Nous avons par le passé établi des frontières qui ne correspondaient pas du tout aux contours des ethnies et aux systèmes politiques qui préexistaient. Cela s'avère destructeur. Je suis accablé de voir, en tant que membre de la majorité, que c'est un gouvernement socialiste qui devient aujourd'hui le gouvernement le plus interventionniste en Afrique. Celui qui s'imagine que, par l'intervention militaire, nous allons non seulement sauver les peuples mais également des régimes peu recommandables et que nous allons arrêter le terrorisme se trompe. Nous ne faisons que nourrir encore un peu plus le terrorisme.

Philippe Baumel. On doit abandonner les populations au terrorisme ?

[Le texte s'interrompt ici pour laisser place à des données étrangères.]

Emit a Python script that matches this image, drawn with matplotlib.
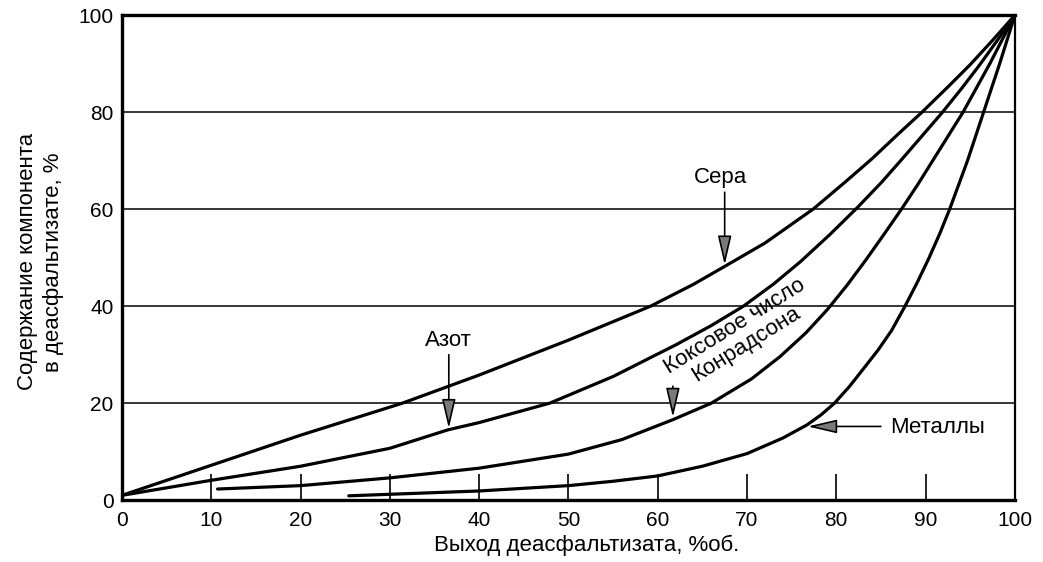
import matplotlib.pyplot as plt

plt.rcParams['font.family'] = ['Liberation Sans', 'DejaVu Sans']

# Выход деасфальтизата (% об.) и содержание компонента (%)
sera_x = [0, 10, 20, 31.4, 40, 50, 59.2, 64, 67.5, 72, 77.4, 81, 84, 87, 89.6, 92.5, 95, 97.5, 100]
sera_y = [1, 7.2, 13.4, 20, 25.8, 33, 40, 44.5, 48.2, 53, 60, 65.6, 70.4, 75.6, 80, 85.2, 89.8, 94.8, 100]

azot_x = [0, 10, 20, 30, 36.5, 40, 47.9, 55, 62, 66, 69.6, 73, 76, 79.3, 82.4, 85.1, 87.4, 89.7, 91.9, 94, 96, 98, 100]
azot_y = [1, 4.1, 7.0, 10.7, 14.5, 16, 20, 25.5, 32, 36, 40, 44.6, 49.2, 54.8, 60.4, 65.6, 70.4, 75.3, 80, 84.8, 89.6, 94.7, 100]

koks_x = [10.7, 20, 30, 40, 50, 56, 61.7, 66, 70.5, 73.7, 76.6, 79, 81.2, 83.3, 85.3, 87.3, 89.1, 90.8, 92.5, 94.2, 95.7, 97.2, 98.6, 100]
koks_y = [2.3, 3, 4.6, 6.6, 9.5, 12.5, 16.6, 20, 25, 29.6, 34.5, 39.3, 44.3, 49.5, 54.7, 60, 65, 70, 75, 80, 85, 90, 95, 100]

met_x = [25.4, 40, 50, 55, 60, 65, 70, 74, 76.7, 78.3, 79.8, 81.5, 83, 84.7, 86.2, 87.7, 89.1, 90.4, 91.6, 92.7,
         93.7, 94.7, 95.6, 96.5, 97.4, 98.3, 99.15, 100]
met_y = [0.9, 1.9, 3, 3.9, 5, 7, 9.6, 12.8, 15.5, 17.6, 20, 23.5, 27, 31, 35, 40, 45, 50, 55, 60,
         65, 70, 75, 80, 85, 90, 95, 100]

x_ticks = [0, 10, 20, 30, 40, 50, 60, 70, 80, 90, 100]
y_ticks = [0, 20, 40, 60, 80, 100]

fig = plt.figure(figsize=(10.43, 5.62), dpi=100)
ax = fig.add_axes([0.117, 0.110, 0.856, 0.863])

for yv in y_ticks[1:-1]:
    ax.axhline(yv, color='black', lw=1.1, zorder=1)

for xs, ys in [(sera_x, sera_y), (azot_x, azot_y), (koks_x, koks_y), (met_x, met_y)]:
    ax.plot(xs, ys, color='black', lw=2.3, solid_capstyle='round',
            solid_joinstyle='round', zorder=3)

ax.set_xlim(0, 100)
ax.set_ylim(0, 100)
ax.set_xticks(x_ticks)
ax.set_yticks(y_ticks)
ax.tick_params(axis='x', direction='in', length=19, width=1.2, pad=8, labelsize=15)
ax.tick_params(axis='y', length=0, pad=6, labelsize=15)

for side in ['left', 'bottom', 'top']:
    ax.spines[side].set_linewidth(2.4)
ax.spines['right'].set_linewidth(1.6)

ax.text(0.52, -0.104, 'Выход деасфальтизата, %об.', transform=ax.transAxes,
        ha='center', va='baseline', fontsize=16)
fig.text(0.039, 0.534, 'Содержание компонента\nв деасфальтизате, %', rotation=90,
         ha='center', va='center', fontsize=16, linespacing=1.35)

arrow = dict(arrowstyle='-|>,head_length=1.8,head_width=0.42', edgecolor='black',
             facecolor='#7a7a7a', lw=1.2, shrinkA=0, shrinkB=0)

ax.text(67, 66.5, 'Сера', ha='center', va='center', fontsize=16)
ax.annotate('', xy=(67.5, 48.5), xytext=(67.5, 63.5), arrowprops=arrow)

ax.text(36.6, 33, 'Азот', ha='center', va='center', fontsize=16)
ax.annotate('', xy=(36.6, 14.8), xytext=(36.6, 30), arrowprops=arrow)

ax.text(69.3, 34, 'Коксовое число\nКонрадсона', ha='center', va='center', fontsize=16,
        rotation=32, rotation_mode='anchor', linespacing=1.0)
ax.annotate('', xy=(61.7, 17.1), xytext=(61.7, 23.5), arrowprops=arrow)

ax.text(86, 15, 'Металлы', ha='left', va='center', fontsize=16)
ax.annotate('', xy=(76.8, 15.2), xytext=(85, 15.2), arrowprops=arrow)

fig.savefig('out.png', dpi=100)
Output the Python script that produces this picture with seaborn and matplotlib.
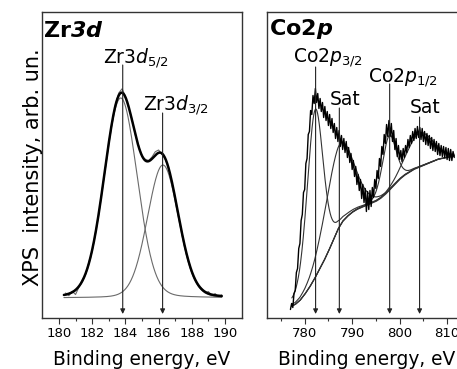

Noël Mamère. Il ne s'agit pas de les abandonner au terrorisme. Je vous rappelle que nous avons l'Agence Française de développement (AFD). Parmi les dix pays lus plus pauvres du monde, certains ne figurent même pas dans les objectifs de l'AFD. Remettons en cause ce qu'a été et ce qu'est notre politique d'aide au développement. Regardons les conséquences des politiques d'ajustement structurel du Fonds monétaire internationale (FMI) et de la Banque mondiale. Par la suite, nous verrons comment apporter une aide à ces peuples et non pas un soutien à des régimes qui profitent de ces peuples.